Bucci was born in Vicksburg, Mississippi, the son of Italian immigrants. In 1938, at the age of sixteen, the artist graduated from the St. Aloysius High School. As a teenager he took art lessons at All Saints College with Mary Clare Sherwood, a former student of William Merritt Chase. Bucci enrolled at Louisiana State University (LSU) in Baton Rouge and majored in architectural engineering. During the summers he worked for the Mississippi highway department and took watercolor lessons from Marie Hull with whom he developed a long-term friendship. In a 1992 interview Bucci said of her: “What she had was just a rock-solid technique and a fine sense of color. And she had a good native intelligence and intuition about what made a good picture.”

Following graduation from LSU in 1943, Bucci joined the military and was chosen for the Army Air Force’s weather officer training program at New York University. Subsequently, he drew weather maps for the 18th Weather Squadron and was stationed in England and Scotland. At the conclusion of the war, Bucci was assigned to Orly Air Base outside of Paris. He took this opportunity to study life drawing at the Académie Julian and in addition he received private lessons in fashion design which involved studies of different fabrics. Returning stateside, he joined the staff of the local weather bureau in his hometown.
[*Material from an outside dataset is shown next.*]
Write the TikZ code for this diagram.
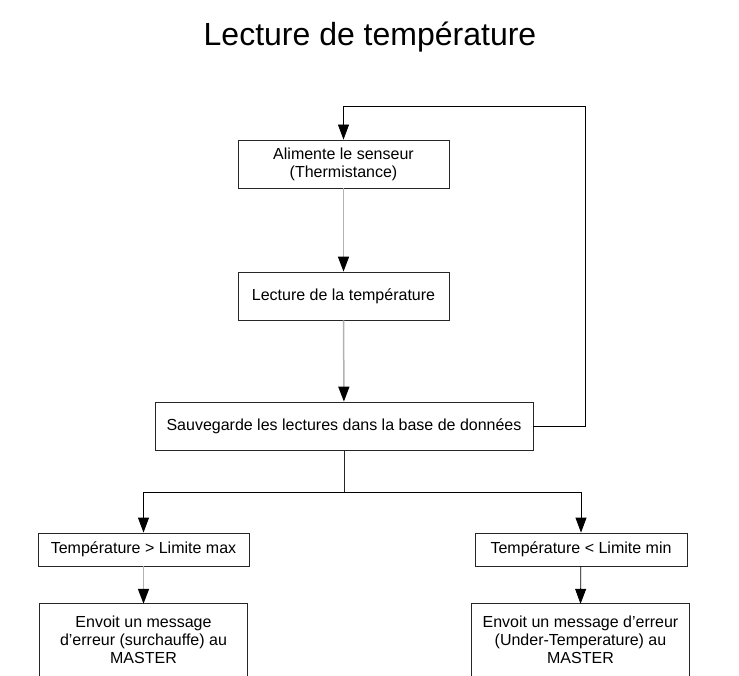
\documentclass[tikz,border=0pt]{standalone}
\usepackage{fontspec}
\setmainfont{Liberation Sans}
\usetikzlibrary{arrows.meta}
\begin{document}
\begin{tikzpicture}[x=1pt,y=-1pt,
  boxstyle/.style={draw=black!85,line width=0.8pt,inner sep=0pt,align=center,font=\fontsize{16}{18}\selectfont},
  openbox/.style={inner sep=0pt,align=center,font=\fontsize{16}{18}\selectfont},
  grayline/.style={draw=black!30,line width=1.5pt,-{Triangle[width=11pt,length=15pt,black]}},
  blackline/.style={draw=black,line width=0.8pt,-{Triangle[width=11pt,length=15pt,black]}},
  plainline/.style={draw=black!85,line width=0.8pt}]
\useasboundingbox (0,0) rectangle (739,676);
\node[font=\fontsize{32}{38}\selectfont] (title) at (370,37) {Lecture de température};
\node[boxstyle,minimum width=211pt,minimum height=48pt] (b1) at (343.5,164) {Alimente le senseur\\(Thermistance)};
\node[boxstyle,minimum width=211pt,minimum height=48pt] (b2) at (343.5,296) {Lecture de la température};
\node[boxstyle,minimum width=378pt,minimum height=48pt] (b3) at (344,426) {Sauvegarde les lectures dans la base de données};
\node[boxstyle,minimum width=211pt,minimum height=33pt] (b4) at (143.5,549.5) {Température > Limite max};
\node[boxstyle,minimum width=212pt,minimum height=33pt] (b5) at (581,549.5) {Température < Limite min};
\node[openbox,minimum width=207pt,minimum height=72pt] (b6) at (143.5,640) {Envoit un message\\d’erreur (surchauffe) au\\MASTER};
\node[openbox,minimum width=217pt,minimum height=72pt] (b7) at (580.5,640) {Envoit un message d’erreur\\(Under-Temperature) au\\MASTER};
\draw[plainline] (b6.south west) -- (b6.north west) -- (b6.north east) -- (b6.south east);
\draw[plainline] (b7.south west) -- (b7.north west) -- (b7.north east) -- (b7.south east);
\coordinate (lr) at (585,426);
\coordinate (ur) at (585,106);
\coordinate (ul) at (343.5,106);
\coordinate (split) at (344,492);
\coordinate (sl) at (143.5,492);
\coordinate (sr) at (581,492);
\draw[grayline] (b1) -- (b2);
\draw[grayline] (b2) -- (b3);
\draw[blackline] (b3.east) -- (lr) -- (ur) -- (ul) -- (b1.north);
\draw[plainline] (b3.south) -- (split);
\draw[blackline] (split) -- (sl) -- (b4.north);
\draw[blackline] (split) -- (sr) -- (b5.north);
\draw[grayline] (b4) -- (b6.north);
\draw[blackline] (b5) -- (b7.north);
\end{tikzpicture}
\end{document}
In fall 1947, Bucci used the GI Bill to enroll at the School of the Art Institute of Chicago and three years later earned his Bachelor of Fine Arts degree. He spent the summer before his senior year at the art colony in Ogunquit, Maine, and after graduation in 1952 he studied fashion illustration at Parsons School of Design in New York, kindling an interest he had developed in Paris, and perhaps following in his tailor father’s footsteps. His time at Parsons came to an end when he was called back into service as a weather specialist, a consequence of the Korean War. He was stationed for fifteen months from 1953–1954 at Lockbourne Air Force Base in Columbus, Ohio. Upon release he continued in the reserves, ultimately attaining the rank of major. 
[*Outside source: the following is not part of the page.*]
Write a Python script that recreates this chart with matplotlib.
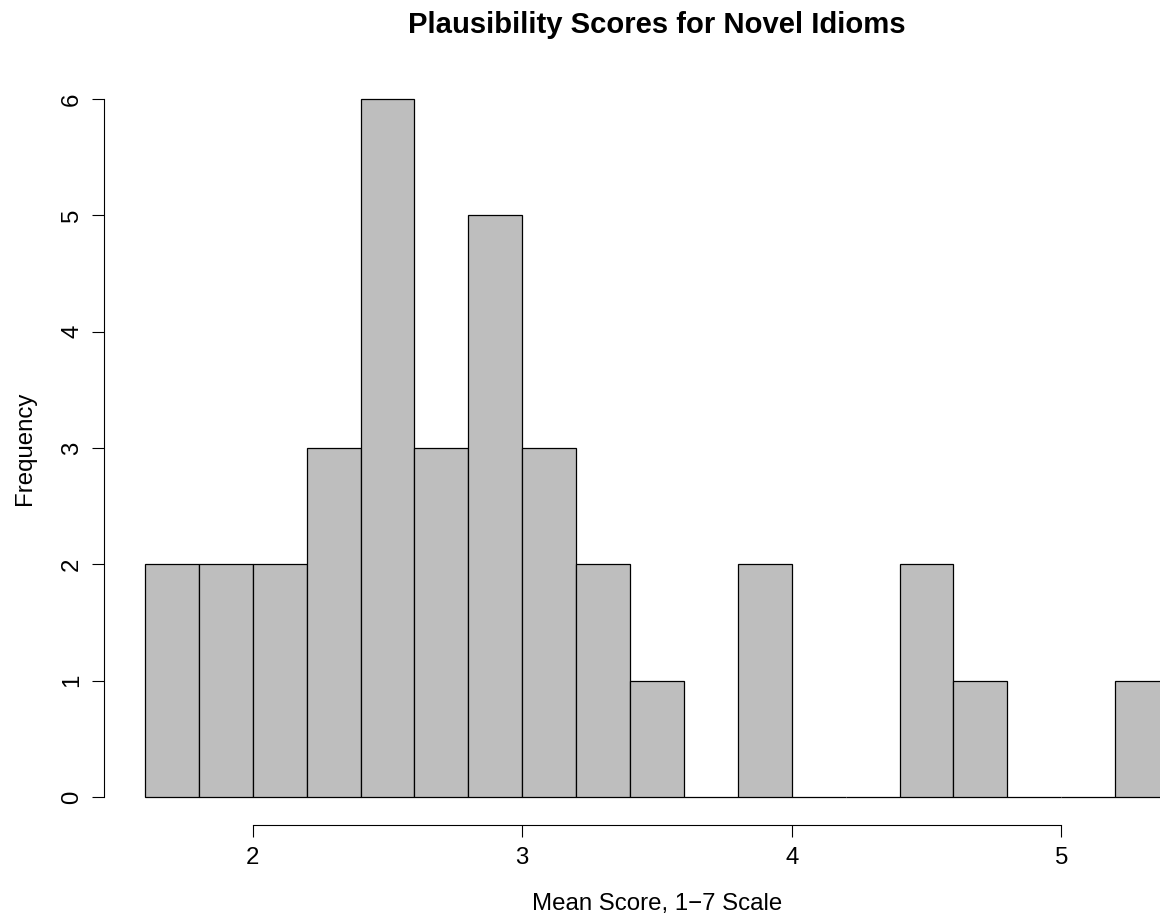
"""Histogram of plausibility scores for novel idioms, in R base-graphics style."""

import matplotlib.pyplot as plt
import numpy as np

plt.rcParams["font.family"] = ["Liberation Sans", "DejaVu Sans"]

# bin edges (width 0.2) and counts
BIN_EDGES = np.round(np.arange(1.6, 5.41, 0.2), 2)
COUNTS = [2, 2, 2, 3, 6, 3, 5, 3, 2, 1, 0, 2, 0, 0, 2, 1, 0, 0, 1]
X_TICKS = [2, 3, 4, 5]
Y_TICKS = [0, 1, 2, 3, 4, 5, 6]

TITLE = "Plausibility Scores for Novel Idioms"
X_LABEL = "Mean Score, 1\u22127 Scale"
Y_LABEL = "Frequency"

W, H = 1160, 915
BASE_PT = 17.3  # R pointsize 12 at a 144 dpi device

fig = plt.figure(figsize=(W / 100, H / 100), dpi=100)
# plot region runs past the right edge of the picture, as in the reference
left, right, top, bottom = 104, 1210, 71, 825
ax = fig.add_axes([left / W, 1 - bottom / H, (right - left) / W,
                   (bottom - top) / H])

widths = np.diff(BIN_EDGES)
ax.bar(BIN_EDGES[:-1], COUNTS, width=widths, align="edge",
       color="#BEBEBE", edgecolor="black", linewidth=0.9)

span = BIN_EDGES[-1] - BIN_EDGES[0]
ax.set_xlim(BIN_EDGES[0] - 0.04 * span, BIN_EDGES[-1] + 0.04 * span)
ax.set_ylim(-0.04 * 6, 6 * 1.04)

for side in ("top", "right"):
    ax.spines[side].set_visible(False)
ax.spines["bottom"].set_bounds(X_TICKS[0], X_TICKS[-1])
ax.spines["left"].set_bounds(Y_TICKS[0], Y_TICKS[-1])
for side in ("bottom", "left"):
    ax.spines[side].set_linewidth(0.8)

ax.set_xticks(X_TICKS)
ax.set_yticks(Y_TICKS)
ax.tick_params(axis="both", direction="out", length=8.6, width=0.8,
               labelsize=BASE_PT)
ax.tick_params(axis="x", pad=7.5)
ax.tick_params(axis="y", pad=6.5)
for lab in ax.get_yticklabels():
    lab.set_rotation(90)
    lab.set_verticalalignment("center")

mid_x = (left + right) / 2 / W
mid_y = 1 - (top + bottom) / 2 / H
fig.text(mid_x, 1 - 33 / H, TITLE, ha="center", va="baseline",
         fontsize=BASE_PT * 1.22, fontweight="bold")
fig.text(mid_x, 1 - 910 / H, X_LABEL, ha="center", va="baseline",
         fontsize=BASE_PT)
fig.text(31 / W, mid_y, Y_LABEL, ha="center", va="baseline",
         fontsize=BASE_PT, rotation=90, rotation_mode="anchor")

fig.savefig("out.png", dpi=100)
Throughout this time and henceforth he remained active in art activities in Mississippi, including as an exhibitor and a lecturer at the Allison Wells Hotel art colony in Way, a small community in the central part of the state. His mentor, Marie Hull, was an active participant at the colony. In June 1955 he received his Master of Fine Arts degree from the Art Institute where he was offered a teaching job which he declined. He returned to Vicksburg and rejoined the weather bureau there, but the following year he was reassigned to Greenville, South Carolina. An exhibition of his paintings mystified at least one reviewer who said: “Mr. Bucci must get his ideas from somewhere! But Where? Only Mr. Bucci knows, for he says he paints like he feels.”

From 1956 to 1979 Bucci was employed by the United States Weather Bureau’s National Meteorological Center in Maryland. In 1961 he took time off and traveled in Europe for six weeks focusing on the art in museums. He became active with the Washington Water Color Association and was its president 1963–1965. He kept up a regular exhibition schedule in the Washington area as well as in Mississippi where he often conducted workshops. In 1967 he designed the five-cent stamp for the United States postal service which commemorated the 150th anniversary of Mississippi statehood; it featured a single magnolia blossom. Accompanied by his two brothers and an uncle, Bucci traveled to Italy in spring 1981, and in the fall he retired from the National Weather Service. 

For a short period in 1984 he moved to Cleveland, Mississippi, to be an artist in residence at Delta State University. Three years later he ventured to Alaska, and then in 1989 he embarked on a sojourn in the southwest. Bucci received the Mississippi Arts Commission 2009 Governor's Award for Excellence in the Arts for lifetime achievement in the visual arts and three years later he got a similar award from the Mississippi Institute of Arts and Letters. Towards the end of his life he settled in Vicksburg, and several of his images were used by the United States of America International Ballet Competition which was based in Jackson. On the 100th anniversary of his birth, six separate venues across Mississippi mounted exhibitions of his paintings in celebration of his life and art.